> **STATED PROBLEM**
Quote the data below in full, minus the images.

** Begin STORED DATA **

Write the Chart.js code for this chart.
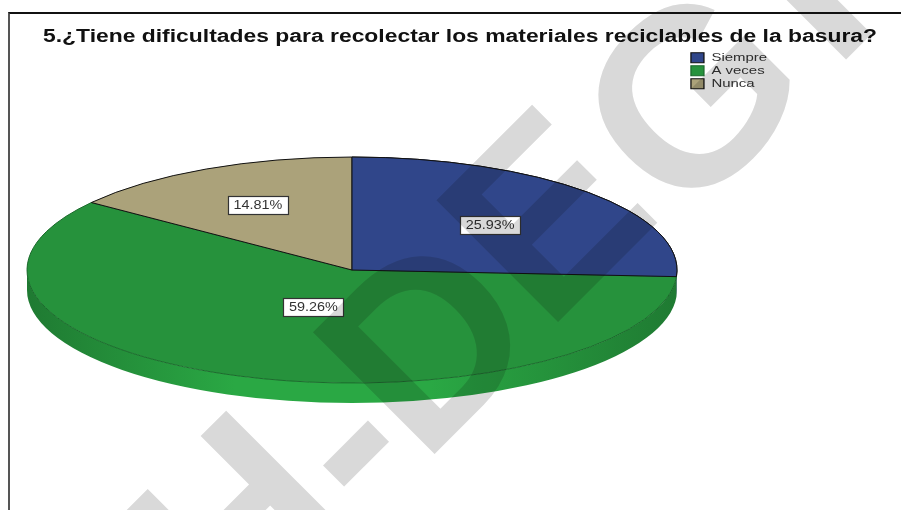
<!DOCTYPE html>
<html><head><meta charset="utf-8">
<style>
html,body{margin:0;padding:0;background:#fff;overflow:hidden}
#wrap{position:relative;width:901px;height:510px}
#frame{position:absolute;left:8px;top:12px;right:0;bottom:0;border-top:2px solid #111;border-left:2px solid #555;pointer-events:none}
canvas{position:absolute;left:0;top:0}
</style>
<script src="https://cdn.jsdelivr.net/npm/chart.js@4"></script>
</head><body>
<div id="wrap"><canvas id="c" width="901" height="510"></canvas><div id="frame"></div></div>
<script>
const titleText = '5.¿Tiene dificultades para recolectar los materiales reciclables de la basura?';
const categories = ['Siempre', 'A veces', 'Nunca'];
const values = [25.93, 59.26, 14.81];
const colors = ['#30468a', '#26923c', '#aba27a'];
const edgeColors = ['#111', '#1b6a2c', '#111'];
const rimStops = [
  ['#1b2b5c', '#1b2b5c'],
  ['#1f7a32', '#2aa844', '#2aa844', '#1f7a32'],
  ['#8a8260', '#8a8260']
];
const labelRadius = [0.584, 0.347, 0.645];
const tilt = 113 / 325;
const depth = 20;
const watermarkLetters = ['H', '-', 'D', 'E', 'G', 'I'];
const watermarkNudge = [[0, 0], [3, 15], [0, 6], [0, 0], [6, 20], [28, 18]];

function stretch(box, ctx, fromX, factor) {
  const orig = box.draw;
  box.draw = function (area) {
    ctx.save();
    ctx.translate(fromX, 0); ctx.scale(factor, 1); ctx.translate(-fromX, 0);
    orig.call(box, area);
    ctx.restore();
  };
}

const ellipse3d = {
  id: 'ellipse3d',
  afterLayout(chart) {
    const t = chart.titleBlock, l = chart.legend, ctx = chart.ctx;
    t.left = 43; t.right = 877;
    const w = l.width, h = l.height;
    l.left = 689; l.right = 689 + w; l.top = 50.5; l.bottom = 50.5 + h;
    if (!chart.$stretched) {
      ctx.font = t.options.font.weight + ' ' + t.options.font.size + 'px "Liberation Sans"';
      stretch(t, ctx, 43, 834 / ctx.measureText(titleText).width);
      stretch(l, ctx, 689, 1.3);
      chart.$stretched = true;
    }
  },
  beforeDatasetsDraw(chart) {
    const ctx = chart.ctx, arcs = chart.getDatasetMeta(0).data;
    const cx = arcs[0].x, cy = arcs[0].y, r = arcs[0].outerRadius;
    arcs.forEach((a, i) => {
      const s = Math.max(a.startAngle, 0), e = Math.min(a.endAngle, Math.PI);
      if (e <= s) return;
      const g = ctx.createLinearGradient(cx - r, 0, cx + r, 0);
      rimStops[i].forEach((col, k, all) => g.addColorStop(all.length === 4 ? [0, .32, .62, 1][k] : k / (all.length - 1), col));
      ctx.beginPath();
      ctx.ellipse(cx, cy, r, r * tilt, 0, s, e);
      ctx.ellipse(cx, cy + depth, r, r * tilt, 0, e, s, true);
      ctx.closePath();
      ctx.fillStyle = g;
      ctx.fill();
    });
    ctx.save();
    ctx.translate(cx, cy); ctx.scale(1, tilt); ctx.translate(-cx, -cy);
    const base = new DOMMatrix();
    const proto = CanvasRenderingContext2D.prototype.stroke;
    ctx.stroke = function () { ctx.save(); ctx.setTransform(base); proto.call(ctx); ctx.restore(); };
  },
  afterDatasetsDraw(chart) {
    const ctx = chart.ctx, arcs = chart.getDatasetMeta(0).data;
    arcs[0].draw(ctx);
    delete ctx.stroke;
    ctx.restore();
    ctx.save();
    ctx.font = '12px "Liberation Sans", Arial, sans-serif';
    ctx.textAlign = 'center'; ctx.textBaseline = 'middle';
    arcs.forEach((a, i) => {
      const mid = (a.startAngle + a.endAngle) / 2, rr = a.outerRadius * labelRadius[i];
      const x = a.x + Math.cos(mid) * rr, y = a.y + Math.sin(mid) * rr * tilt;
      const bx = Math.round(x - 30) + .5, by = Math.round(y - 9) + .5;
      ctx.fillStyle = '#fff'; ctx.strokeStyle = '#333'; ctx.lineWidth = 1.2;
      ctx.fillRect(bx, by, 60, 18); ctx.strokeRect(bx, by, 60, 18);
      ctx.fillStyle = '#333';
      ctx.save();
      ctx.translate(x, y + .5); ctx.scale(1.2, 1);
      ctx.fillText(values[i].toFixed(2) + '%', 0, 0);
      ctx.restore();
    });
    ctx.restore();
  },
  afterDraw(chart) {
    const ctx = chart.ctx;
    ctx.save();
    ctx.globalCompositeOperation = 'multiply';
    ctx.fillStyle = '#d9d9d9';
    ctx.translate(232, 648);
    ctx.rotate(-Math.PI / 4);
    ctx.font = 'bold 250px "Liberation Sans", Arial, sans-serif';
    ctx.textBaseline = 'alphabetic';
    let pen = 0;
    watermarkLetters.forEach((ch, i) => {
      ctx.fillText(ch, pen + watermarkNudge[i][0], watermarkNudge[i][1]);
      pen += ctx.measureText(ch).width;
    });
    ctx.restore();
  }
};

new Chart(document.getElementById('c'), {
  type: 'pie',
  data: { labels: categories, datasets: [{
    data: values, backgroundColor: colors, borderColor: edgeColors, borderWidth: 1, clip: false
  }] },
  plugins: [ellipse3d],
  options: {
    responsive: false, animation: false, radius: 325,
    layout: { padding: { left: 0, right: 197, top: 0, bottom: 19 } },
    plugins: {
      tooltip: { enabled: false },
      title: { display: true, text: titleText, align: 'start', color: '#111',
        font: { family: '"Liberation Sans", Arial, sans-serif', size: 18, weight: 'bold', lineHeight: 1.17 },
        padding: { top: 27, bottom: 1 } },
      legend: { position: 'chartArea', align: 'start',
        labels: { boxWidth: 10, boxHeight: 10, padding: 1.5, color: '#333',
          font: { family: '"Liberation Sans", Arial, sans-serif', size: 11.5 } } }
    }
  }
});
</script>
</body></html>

** End STORED DATA **

> **COMPLETE RESPONSE**
Write the Chart.js code for this chart.
<!DOCTYPE html>
<html><head><meta charset="utf-8">
<style>
html,body{margin:0;padding:0;background:#fff;overflow:hidden}
#wrap{position:relative;width:901px;height:510px}
#frame{position:absolute;left:8px;top:12px;right:0;bottom:0;border-top:2px solid #111;border-left:2px solid #555;pointer-events:none}
canvas{position:absolute;left:0;top:0}
</style>
<script src="https://cdn.jsdelivr.net/npm/chart.js@4"></script>
</head><body>
<div id="wrap"><canvas id="c" width="901" height="510"></canvas><div id="frame"></div></div>
<script>
const titleText = '5.¿Tiene dificultades para recolectar los materiales reciclables de la basura?';
const categories = ['Siempre', 'A veces', 'Nunca'];
const values = [25.93, 59.26, 14.81];
const colors = ['#30468a', '#26923c', '#aba27a'];
const edgeColors = ['#111', '#1b6a2c', '#111'];
const rimStops = [
  ['#1b2b5c', '#1b2b5c'],
  ['#1f7a32', '#2aa844', '#2aa844', '#1f7a32'],
  ['#8a8260', '#8a8260']
];
const labelRadius = [0.584, 0.347, 0.645];
const tilt = 113 / 325;
const depth = 20;
const watermarkLetters = ['H', '-', 'D', 'E', 'G', 'I'];
const watermarkNudge = [[0, 0], [3, 15], [0, 6], [0, 0], [6, 20], [28, 18]];

function stretch(box, ctx, fromX, factor) {
  const orig = box.draw;
  box.draw = function (area) {
    ctx.save();
    ctx.translate(fromX, 0); ctx.scale(factor, 1); ctx.translate(-fromX, 0);
    orig.call(box, area);
    ctx.restore();
  };
}

const ellipse3d = {
  id: 'ellipse3d',
  afterLayout(chart) {
    const t = chart.titleBlock, l = chart.legend, ctx = chart.ctx;
    t.left = 43; t.right = 877;
    const w = l.width, h = l.height;
    l.left = 689; l.right = 689 + w; l.top = 50.5; l.bottom = 50.5 + h;
    if (!chart.$stretched) {
      ctx.font = t.options.font.weight + ' ' + t.options.font.size + 'px "Liberation Sans"';
      stretch(t, ctx, 43, 834 / ctx.measureText(titleText).width);
      stretch(l, ctx, 689, 1.3);
      chart.$stretched = true;
    }
  },
  beforeDatasetsDraw(chart) {
    const ctx = chart.ctx, arcs = chart.getDatasetMeta(0).data;
    const cx = arcs[0].x, cy = arcs[0].y, r = arcs[0].outerRadius;
    arcs.forEach((a, i) => {
      const s = Math.max(a.startAngle, 0), e = Math.min(a.endAngle, Math.PI);
      if (e <= s) return;
      const g = ctx.createLinearGradient(cx - r, 0, cx + r, 0);
      rimStops[i].forEach((col, k, all) => g.addColorStop(all.length === 4 ? [0, .32, .62, 1][k] : k / (all.length - 1), col));
      ctx.beginPath();
      ctx.ellipse(cx, cy, r, r * tilt, 0, s, e);
      ctx.ellipse(cx, cy + depth, r, r * tilt, 0, e, s, true);
      ctx.closePath();
      ctx.fillStyle = g;
      ctx.fill();
    });
    ctx.save();
    ctx.translate(cx, cy); ctx.scale(1, tilt); ctx.translate(-cx, -cy);
    const base = new DOMMatrix();
    const proto = CanvasRenderingContext2D.prototype.stroke;
    ctx.stroke = function () { ctx.save(); ctx.setTransform(base); proto.call(ctx); ctx.restore(); };
  },
  afterDatasetsDraw(chart) {
    const ctx = chart.ctx, arcs = chart.getDatasetMeta(0).data;
    arcs[0].draw(ctx);
    delete ctx.stroke;
    ctx.restore();
    ctx.save();
    ctx.font = '12px "Liberation Sans", Arial, sans-serif';
    ctx.textAlign = 'center'; ctx.textBaseline = 'middle';
    arcs.forEach((a, i) => {
      const mid = (a.startAngle + a.endAngle) / 2, rr = a.outerRadius * labelRadius[i];
      const x = a.x + Math.cos(mid) * rr, y = a.y + Math.sin(mid) * rr * tilt;
      const bx = Math.round(x - 30) + .5, by = Math.round(y - 9) + .5;
      ctx.fillStyle = '#fff'; ctx.strokeStyle = '#333'; ctx.lineWidth = 1.2;
      ctx.fillRect(bx, by, 60, 18); ctx.strokeRect(bx, by, 60, 18);
      ctx.fillStyle = '#333';
      ctx.save();
      ctx.translate(x, y + .5); ctx.scale(1.2, 1);
      ctx.fillText(values[i].toFixed(2) + '%', 0, 0);
      ctx.restore();
    });
    ctx.restore();
  },
  afterDraw(chart) {
    const ctx = chart.ctx;
    ctx.save();
    ctx.globalCompositeOperation = 'multiply';
    ctx.fillStyle = '#d9d9d9';
    ctx.translate(232, 648);
    ctx.rotate(-Math.PI / 4);
    ctx.font = 'bold 250px "Liberation Sans", Arial, sans-serif';
    ctx.textBaseline = 'alphabetic';
    let pen = 0;
    watermarkLetters.forEach((ch, i) => {
      ctx.fillText(ch, pen + watermarkNudge[i][0], watermarkNudge[i][1]);
      pen += ctx.measureText(ch).width;
    });
    ctx.restore();
  }
};

new Chart(document.getElementById('c'), {
  type: 'pie',
  data: { labels: categories, datasets: [{
    data: values, backgroundColor: colors, borderColor: edgeColors, borderWidth: 1, clip: false
  }] },
  plugins: [ellipse3d],
  options: {
    responsive: false, animation: false, radius: 325,
    layout: { padding: { left: 0, right: 197, top: 0, bottom: 19 } },
    plugins: {
      tooltip: { enabled: false },
      title: { display: true, text: titleText, align: 'start', color: '#111',
        font: { family: '"Liberation Sans", Arial, sans-serif', size: 18, weight: 'bold', lineHeight: 1.17 },
        padding: { top: 27, bottom: 1 } },
      legend: { position: 'chartArea', align: 'start',
        labels: { boxWidth: 10, boxHeight: 10, padding: 1.5, color: '#333',
          font: { family: '"Liberation Sans", Arial, sans-serif', size: 11.5 } } }
    }
  }
});
</script>
</body></html>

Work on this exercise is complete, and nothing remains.